A cool blend of contemporary & retro culture

Triple J’s placement of The Wiggles at the top of their Hottest 100 has left plenty of people pissed off

As if it’s not enough The Wiggles are dumbing down our children, this contemptible lot is also rorting the Australian radio scene.

The Wiggles made it to the number one spot this weekend in Triple J’s Hottest 100. Obviously, it was a tactic on the government-funded station’s behalf to try and get tongues wagging, as if to have listeners thinking, “Ooh, aren’t they cool and ironic to be opening up their charts to include a naff children’s act?”.

In short, it’s not cool; only a daft, desperate attempt at breaking tradition.

The Wiggles got to the top of Triple J’s Hottest 100 with a cover version of the Tame Impala song, Elephant. Not only are listeners and media upset at the ridiculousness in sound of the cover version but over the fact that it’s a cover version in the first place.

Triple J, after all, is supposed to represent innovation and progression in music, not pastiche and retrogression (save for the slowly debilitating ‘Like A Version’ series).

“Every 90s’ Hottest 100 is better than today,” wrote one Twitter user, Higgo74.

Added another upset listener: “The #TripleJ  hottest 100 music sucks… Surely the top 100 in the 60s, 70s and 80s wasn’t so freaking bad with crap music” (perhaps not realising there was no Triple J in the 60s and 70s, although we’re fairly certain he’s referring to charts in general).

Other critics called the number one placement “a bin job”, “a joke”, and a “downhill” move.

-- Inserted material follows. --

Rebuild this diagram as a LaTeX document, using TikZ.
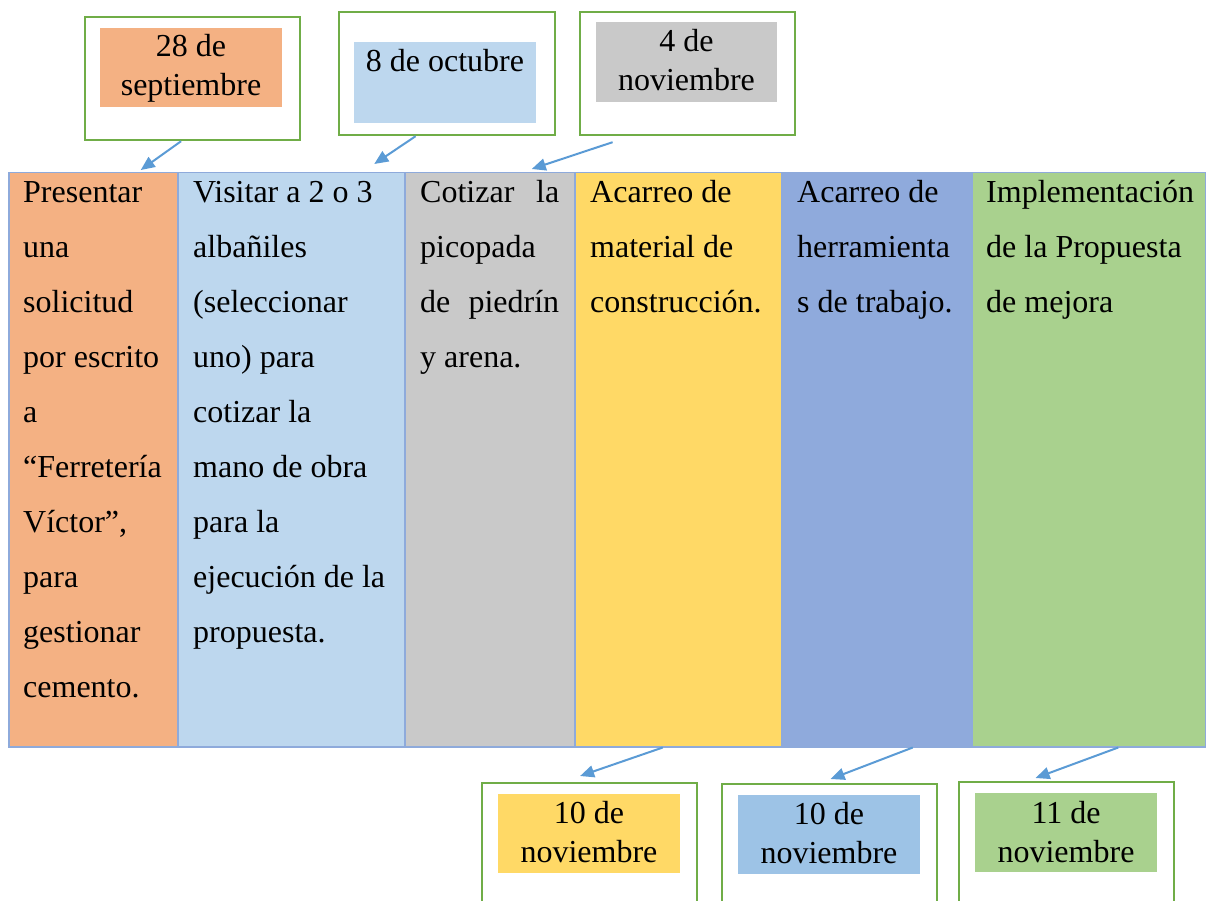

Personally, we stopped tuning in to Triple J a decade ago, when the internet began to provide us with a plethora of specialised and eclectic music channels that didn’t deviate from our serious love of music, and where we didn’t have to put up with too-cool-for-school-but-deadpan-as-batshit on-air announcers.

And on that note, imagine all the heartache it has caused all those struggling indie bands to note that an inane children’s act – already worth tens of millions of dollars – has snapped yet another career opportunity from them.

No seriously, Triple J, get your act together. It is our hard-earned tax dollars that pay your wages, after all.

And don’t get us started on the subject of conflict of interest, seeing as The Wiggles and Triple J are both key affiliates of the Australian Broadcasting Corporation.

Self-congratulatory much? We think so.